### Supplied information

==========

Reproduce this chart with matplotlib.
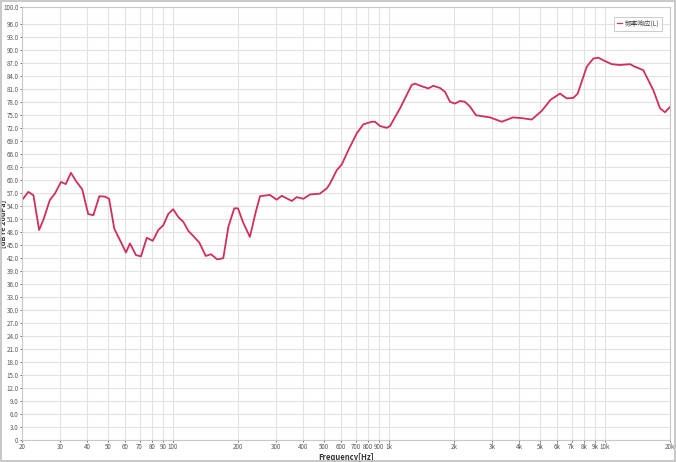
import numpy as np
import matplotlib
matplotlib.use('Agg')
import matplotlib.pyplot as plt
from matplotlib.patches import Rectangle

plt.rcParams['font.family'] = ['Noto Sans CJK SC', 'DejaVu Sans']

# Frequency response
freq = [20, 21.4, 22.6, 24.0, 25.1, 26.9, 28.4, 30.3, 31.9, 33.7, 35.8, 38.0,
        40.5, 42.8, 45.6, 48.5, 50.6, 53.5, 56.9, 60.6, 63.2, 67.4, 71.1, 75.6,
        80.6, 85.5, 90.2, 95.1, 100.2, 105.8, 111.6, 117.8, 124.2, 132.4, 141.8,
        150.0, 160.4, 171.0, 180.4, 192.2, 200, 211, 227, 242, 253, 281, 302,
        319, 355, 374, 401, 431, 479, 515, 533, 573, 604, 648, 709, 761, 832,
        862, 909, 976, 1011, 1125, 1274, 1320, 1417, 1520, 1604, 1723, 1817,
        1917, 2021, 2133, 2248, 2372, 2529, 2936, 3326, 3752, 4173, 4578, 5093,
        5608, 6192, 6649, 7133, 7477, 8233, 8832, 9315, 9825, 10745, 11735,
        13055, 13772, 15046, 16738, 17982, 18963, 20000]
level = [55.4, 57.3, 56.5, 48.5, 50.8, 55.4, 56.9, 59.6, 59.1, 61.7, 59.6, 57.9,
         52.2, 51.9, 56.3, 56.2, 55.7, 48.8, 46.1, 43.3, 45.4, 42.7, 42.4, 46.7,
         46.0, 48.5, 49.6, 52.2, 53.3, 51.5, 50.4, 48.3, 47.1, 45.6, 42.5,
         42.9, 41.7, 42.0, 49.2, 53.5, 53.5, 50.3, 46.9, 52.8, 56.3, 56.6, 55.5,
         56.4, 55.2, 56.1, 55.7, 56.7, 56.9, 58.1, 59.2, 62.3, 63.6, 66.9, 70.8,
         72.9, 73.5, 73.5, 72.5, 72.1, 72.5, 76.6, 82.0, 82.3, 81.7, 81.2, 81.8,
         81.3, 80.4, 78.1, 77.7, 78.3, 78.1, 77.0, 75.0, 74.5, 73.5, 74.5, 74.3,
         74.0, 76.0, 78.6, 80.0, 78.9, 79.0, 80.0, 86.2, 88.1, 88.3, 87.7, 86.8,
         86.6, 86.8, 86.2, 85.4, 80.8, 76.6, 75.7, 76.9]

xticks = [20, 30, 40, 50, 60, 70, 80, 90, 100, 200, 300, 400, 500, 600, 700,
          800, 900, 1000, 2000, 3000, 4000, 5000, 6000, 7000, 8000, 9000,
          10000, 20000]
xlabels = ['20', '30', '40', '50', '60', '70', '80', '90', '100', '200', '300',
           '400', '500', '600', '700', '800', '900', '1k', '2k', '3k', '4k',
           '5k', '6k', '7k', '8k', '9k', '10k', '20k']
yticks = list(range(0, 97, 3)) + [100]
ylabels = ['0'] + ['%.1f' % v for v in yticks[1:]]

fig = plt.figure(figsize=(6.76, 4.62), dpi=100)
ax = fig.add_axes([22 / 676, 1 - 440 / 462, 648 / 676, 433 / 462])

ax.plot(freq, level, color='#cf2f5a', linewidth=1.3, label='频率响应(L)')

ax.set_xscale('log')
ax.set_xlim(20, 20000)
ax.set_ylim(0, 100)
ax.set_xticks(xticks)
ax.set_xticklabels(xlabels)
ax.xaxis.set_minor_locator(matplotlib.ticker.NullLocator())
ax.set_yticks(yticks)
ax.set_yticklabels(ylabels)
ax.grid(True, color='#e2e2e2', linewidth=0.8)
ax.tick_params(axis='both', length=1.5, labelsize=4.5, colors='#555555', pad=1, width=0.6)

for s in ax.spines.values():
    s.set_color('#c8c8c8')
    s.set_linewidth(0.8)

ax.set_xlabel('Frequency[Hz]', fontsize=5.5, fontweight='bold', color='#333333', labelpad=1)
ax.set_ylabel('[dB re 20uPa]', fontsize=5.2, fontweight='bold', color='#333333')
ax.yaxis.set_label_coords(-0.025, 0.5)

leg = ax.legend(loc='upper right', fontsize=4.8, handlelength=0.8, handletextpad=0.4,
                borderpad=0.45, fancybox=False, framealpha=1,
                bbox_to_anchor=(0.993, 0.985))
leg.get_frame().set_edgecolor('#c4c4c4')
leg.get_frame().set_linewidth(0.6)
for line in leg.get_lines():
    line.set_linewidth(0.9)
for t in leg.get_texts():
    t.set_color('#444444')

fig.patches.append(Rectangle((0.001, 0.002), 0.997, 0.996, transform=fig.transFigure,
                             fill=False, edgecolor='#bfbfbf', linewidth=1.2))

fig.savefig('out.png', dpi=100)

==========

### Task directions
Transcribe the material exactly, keeping every word and none of the pictures.

### Worked answer
Reproduce this chart with matplotlib.
import numpy as np
import matplotlib
matplotlib.use('Agg')
import matplotlib.pyplot as plt
from matplotlib.patches import Rectangle

plt.rcParams['font.family'] = ['Noto Sans CJK SC', 'DejaVu Sans']

# Frequency response
freq = [20, 21.4, 22.6, 24.0, 25.1, 26.9, 28.4, 30.3, 31.9, 33.7, 35.8, 38.0,
        40.5, 42.8, 45.6, 48.5, 50.6, 53.5, 56.9, 60.6, 63.2, 67.4, 71.1, 75.6,
        80.6, 85.5, 90.2, 95.1, 100.2, 105.8, 111.6, 117.8, 124.2, 132.4, 141.8,
        150.0, 160.4, 171.0, 180.4, 192.2, 200, 211, 227, 242, 253, 281, 302,
        319, 355, 374, 401, 431, 479, 515, 533, 573, 604, 648, 709, 761, 832,
        862, 909, 976, 1011, 1125, 1274, 1320, 1417, 1520, 1604, 1723, 1817,
        1917, 2021, 2133, 2248, 2372, 2529, 2936, 3326, 3752, 4173, 4578, 5093,
        5608, 6192, 6649, 7133, 7477, 8233, 8832, 9315, 9825, 10745, 11735,
        13055, 13772, 15046, 16738, 17982, 18963, 20000]
level = [55.4, 57.3, 56.5, 48.5, 50.8, 55.4, 56.9, 59.6, 59.1, 61.7, 59.6, 57.9,
         52.2, 51.9, 56.3, 56.2, 55.7, 48.8, 46.1, 43.3, 45.4, 42.7, 42.4, 46.7,
         46.0, 48.5, 49.6, 52.2, 53.3, 51.5, 50.4, 48.3, 47.1, 45.6, 42.5,
         42.9, 41.7, 42.0, 49.2, 53.5, 53.5, 50.3, 46.9, 52.8, 56.3, 56.6, 55.5,
         56.4, 55.2, 56.1, 55.7, 56.7, 56.9, 58.1, 59.2, 62.3, 63.6, 66.9, 70.8,
         72.9, 73.5, 73.5, 72.5, 72.1, 72.5, 76.6, 82.0, 82.3, 81.7, 81.2, 81.8,
         81.3, 80.4, 78.1, 77.7, 78.3, 78.1, 77.0, 75.0, 74.5, 73.5, 74.5, 74.3,
         74.0, 76.0, 78.6, 80.0, 78.9, 79.0, 80.0, 86.2, 88.1, 88.3, 87.7, 86.8,
         86.6, 86.8, 86.2, 85.4, 80.8, 76.6, 75.7, 76.9]

xticks = [20, 30, 40, 50, 60, 70, 80, 90, 100, 200, 300, 400, 500, 600, 700,
          800, 900, 1000, 2000, 3000, 4000, 5000, 6000, 7000, 8000, 9000,
          10000, 20000]
xlabels = ['20', '30', '40', '50', '60', '70', '80', '90', '100', '200', '300',
           '400', '500', '600', '700', '800', '900', '1k', '2k', '3k', '4k',
           '5k', '6k', '7k', '8k', '9k', '10k', '20k']
yticks = list(range(0, 97, 3)) + [100]
ylabels = ['0'] + ['%.1f' % v for v in yticks[1:]]

fig = plt.figure(figsize=(6.76, 4.62), dpi=100)
ax = fig.add_axes([22 / 676, 1 - 440 / 462, 648 / 676, 433 / 462])

ax.plot(freq, level, color='#cf2f5a', linewidth=1.3, label='频率响应(L)')

ax.set_xscale('log')
ax.set_xlim(20, 20000)
ax.set_ylim(0, 100)
ax.set_xticks(xticks)
ax.set_xticklabels(xlabels)
ax.xaxis.set_minor_locator(matplotlib.ticker.NullLocator())
ax.set_yticks(yticks)
ax.set_yticklabels(ylabels)
ax.grid(True, color='#e2e2e2', linewidth=0.8)
ax.tick_params(axis='both', length=1.5, labelsize=4.5, colors='#555555', pad=1, width=0.6)

for s in ax.spines.values():
    s.set_color('#c8c8c8')
    s.set_linewidth(0.8)

ax.set_xlabel('Frequency[Hz]', fontsize=5.5, fontweight='bold', color='#333333', labelpad=1)
ax.set_ylabel('[dB re 20uPa]', fontsize=5.2, fontweight='bold', color='#333333')
ax.yaxis.set_label_coords(-0.025, 0.5)

leg = ax.legend(loc='upper right', fontsize=4.8, handlelength=0.8, handletextpad=0.4,
                borderpad=0.45, fancybox=False, framealpha=1,
                bbox_to_anchor=(0.993, 0.985))
leg.get_frame().set_edgecolor('#c4c4c4')
leg.get_frame().set_linewidth(0.6)
for line in leg.get_lines():
    line.set_linewidth(0.9)
for t in leg.get_texts():
    t.set_color('#444444')

fig.patches.append(Rectangle((0.001, 0.002), 0.997, 0.996, transform=fig.transFigure,
                             fill=False, edgecolor='#bfbfbf', linewidth=1.2))

fig.savefig('out.png', dpi=100)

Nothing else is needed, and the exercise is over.